Despite rumors, Zubatov was never a Colonel (Polkovnik) in the Special Corps of Gendarmes, but he was rapidly promoted so that in 1896, at the age of 32, he was appointed head of the Moscow Okhrana Bureau, making him the official in charge of investigating and suppressing political dissent in Russia's second city.

Despite his deeply-held monarchist convictions, Zubatov earnestly believed that repression alone could not crush the revolutionary movement. Between 1901 and 1903, he also promoted the organization of pro-government trade unions to channel protest away from agitation - a practice revolutionary activists called police socialism or lambasted as Zubatovshchina (зуба́товщина).

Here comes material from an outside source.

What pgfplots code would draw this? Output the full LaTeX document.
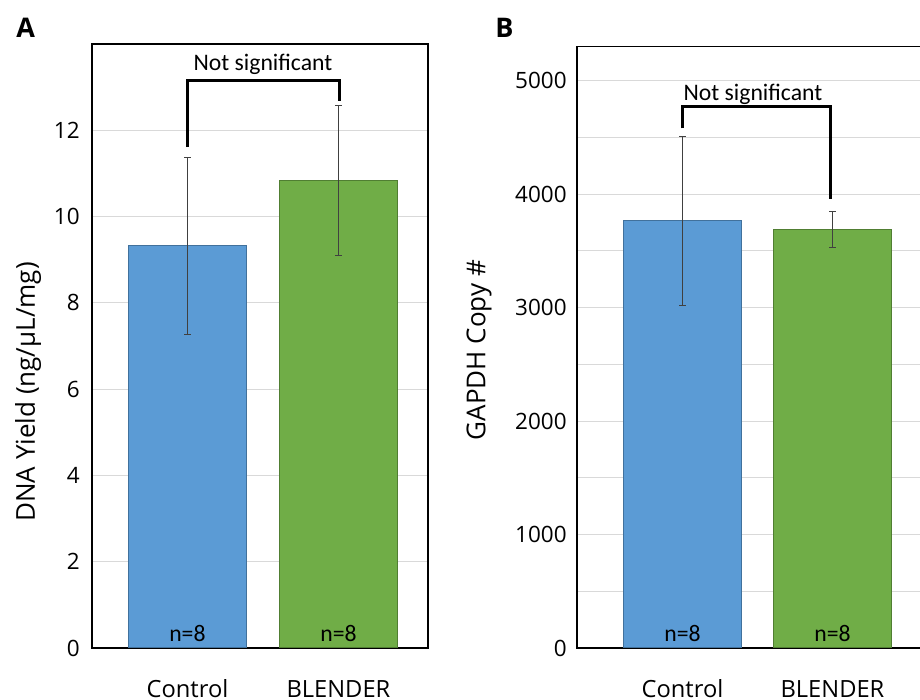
\documentclass[border=0pt]{standalone}
\usepackage{pgfplots}
\pgfplotsset{compat=1.18}
\usepackage{fontspec}
\setmainfont{Open Sans}
\newfontfamily\calib{Carlito}
\definecolor{cblue}{HTML}{5B9BD5}
\definecolor{cblueE}{HTML}{41719C}
\definecolor{cgreen}{HTML}{70AD47}
\definecolor{cgreenE}{HTML}{507E32}
\definecolor{cgrid}{HTML}{D9D9D9}
\tikzset{
  ann/.style={font=\calib\fontsize{11.85}{14}\selectfont},
  xl/.style={anchor=base, yshift=-24.5pt, font=\fontsize{11.85}{14}\selectfont},
}
\pgfplotsset{
  myax/.style={
    scale only axis,
    clip=false,
    axis line style={black, line width=0.7pt},
    major tick length=0pt, minor tick length=0pt,
    xtick=\empty,
    ymin=0,
    ymajorgrids,
    grid style={cgrid, line width=0.5pt},
    /pgf/number format/assume math mode=true,
    /pgf/number format/1000 sep={},
    tick label style={font=\fontsize{11.25}{13}\selectfont},
    axis on top=false,
  },
  errstyle/.style={error bars/.cd, y dir=both, y explicit,
    error bar style={line width=0.4pt, black!75},
    error mark options={line width=0.4pt, black!75, mark size=1.6pt, rotate=90}},
}
\begin{document}
\fontsize{11.85}{14}\selectfont
\begin{tikzpicture}
\useasboundingbox (0,0) rectangle (460pt,350pt);
\clip (0,0) rectangle (460pt,350pt);
% Panel A
\begin{axis}[myax,
  at={(46pt,26pt)}, anchor=south west,
  width=168pt, height=302pt,
  xmin=-0.632, xmax=1.593,
  ymax=14, ytick={0,2,...,12},
  yticklabel style={xshift=-2pt},
]
\addplot[ybar, bar width=59pt, bar shift=0pt, fill=cblue, draw=cblueE, line width=0.5pt, errstyle]
  coordinates {(0,9.32) +- (0,2.045)};
\addplot[ybar, bar width=59pt, bar shift=0pt, fill=cgreen, draw=cgreenE, line width=0.5pt, errstyle]
  coordinates {(1,10.84) +- (0,1.73)};
\draw[line width=1.5pt] (axis cs:0,11.61) -- (axis cs:0,13.15) -- (axis cs:1.01,13.15) -- (axis cs:1.01,12.68);
\node[anchor=base, ann] at (axis cs:0.5,13.38) {Not significant};
\node[anchor=base, ann] at (axis cs:0,0.14) {n=8};
\node[anchor=base, ann] at (axis cs:1,0.14) {n=8};
\node[xl] at (axis cs:0,0) {Control};
\node[xl] at (axis cs:1,0) {BLENDER};
\end{axis}
% Panel B
\begin{axis}[myax,
  at={(288.5pt,26pt)}, anchor=south west,
  width=174pt, height=300.65pt,
  xmin=-0.703, xmax=1.617,
  ymax=5300, ytick={0,1000,...,5000},
  minor ytick={500,1500,...,4500},
  yminorgrids,
  minor grid style={cgrid, line width=0.5pt},
  yticklabel style={xshift=-1pt},
]
\addplot[ybar, bar width=59pt, bar shift=0pt, fill=cblue, draw=cblueE, line width=0.5pt, errstyle]
  coordinates {(0,3765) +- (0,748)};
\addplot[ybar, bar width=59pt, bar shift=0pt, fill=cgreen, draw=cgreenE, line width=0.5pt, errstyle]
  coordinates {(1,3690) +- (0,157)};
\draw[line width=1.5pt] (axis cs:0,4579) -- (axis cs:0,4770) -- (axis cs:0.99,4770) -- (axis cs:0.99,3956);
\node[anchor=base, ann] at (axis cs:0.47,4828) {Not significant};
\node[anchor=base, ann] at (axis cs:0,53) {n=8};
\node[anchor=base, ann] at (axis cs:1,53) {n=8};
\node[xl] at (axis cs:0,0) {Control};
\node[xl] at (axis cs:1,0) {BLENDER};
\end{axis}
% axis titles and panel letters
\node[rotate=90, font=\fontsize{13}{15}\selectfont] at (14pt,154pt) {DNA Yield (ng/µL/mg)};
\node[rotate=90, font=\fontsize{13}{15}\selectfont] at (239.5pt,175pt) {GAPDH Copy \#};
\node[anchor=base west, inner sep=0pt, font=\fontsize{13.5}{16}\selectfont\bfseries] at (8pt,331pt) {A};
\node[anchor=base west, inner sep=0pt, font=\fontsize{13.5}{16}\selectfont\bfseries] at (247.5pt,331pt) {B};
\end{tikzpicture}
\end{document}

In February 1901 the Tsarist authorities brought in Cossacks to suppress mass demonstrations by thousands of students and workers in Moscow. In May 1901 the Moscow Chief of Police, General Dmitri Feodorovich Trepov, allowed the Community of Mutual Help of the Workers in Mechanized Industry to hold its inaugural meeting in Moscow. With Zubatov's support, the society was created by self-educated factory workers, who were paid a stipend by the Okhrana. The new body provoked objections from factory owners (who claimed that it was inciting unrest), and from factory inspectors (who felt that it undermined their authority). The Prime Minister, Count Sergei Witte, backed the objections, but was unable to close down the experiment because Zubatov had the backing of the Tsar's uncle, Grand Duke Sergei Alexandrovich, the Governor-General of Moscow. On 19 February 1902, Zubatov succeeded in orchestrating a loyal demonstration with religious overtones by about 50,000 workers, outside the Kremlin, in honour of the former Emperor Alexander II - despite a call from the Moscow committee of the Russian Social Democratic Labour Party to boycott the ceremony.

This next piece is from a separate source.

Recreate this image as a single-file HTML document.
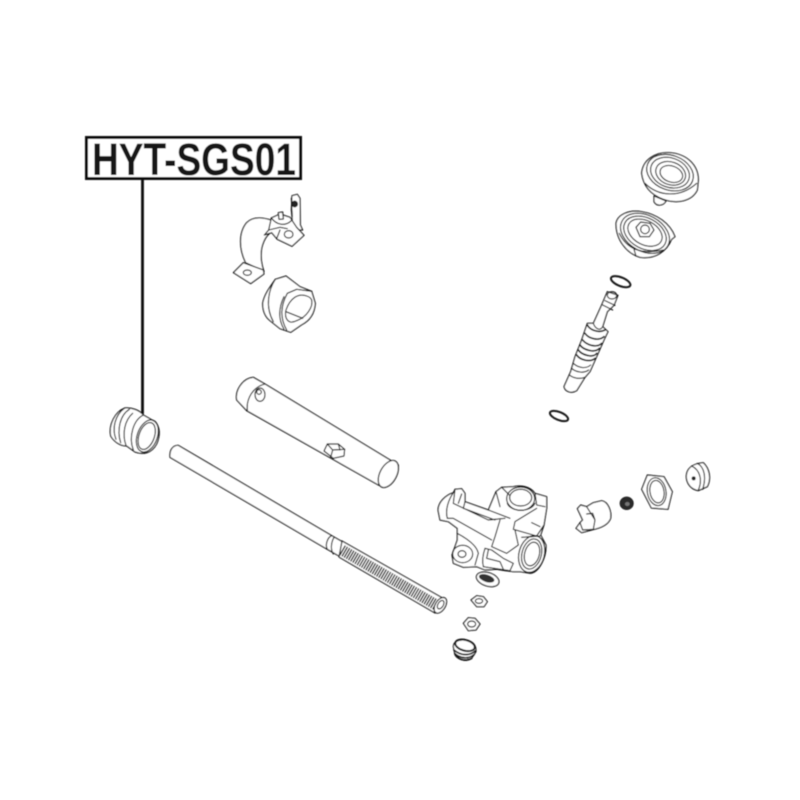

In August 1902 the Minister of the Interior, Plehve transferred Zubatov to Saint Petersburg as head of a special police department,
but his attempts to introduce 'police socialism' in the capital city were hindered by the greater awareness and suspicion of police agents. Other societies similar to the Moscow model formed in Odessa, and Kiev. In Minsk, Zubatov encouraged the creation of the Jewish Independent Labour Party, to counter the influence of the Marxist General Jewish Labour Bund, and the holding of the first legal Zionist Congress, in 1902. But Zubatov proved unable to persuade the government to enact any actual improvement in labour legislation. In July 1903, thousands of workers took part in a general strike in Odessa which lasted two weeks before being violently repressed by police and Cossacks. A month later, on 19 August 1903, Interior Minister Vyacheslav von Plehve summoned Zubatov, accused him of fomenting strikes and betraying secrets, sacked him, and banned him from living in the Saint Petersburg or Moscow Governorates. The state-sponsored trade unions were disbanded. Many of their members joined the organization of Georgy Gapon, who led a demonstration of workers to present a petition to the Emperor at the Winter Palace which led to the Bloody Sunday massacre of January 1905 and the beginning of the 1905 Russian Revolution. After the assassination of Plehve in July 1904, Zubatov was allowed back into the capital and invited to rejoin the police, but he refused, partly in order to protect the life of his son, whom he feared revolutionary activists might threaten. He retired to private life, living off his state pension.

Zubatov committed suicide during the February Revolution of March 1917 after hearing the news of the Emperor's abdication.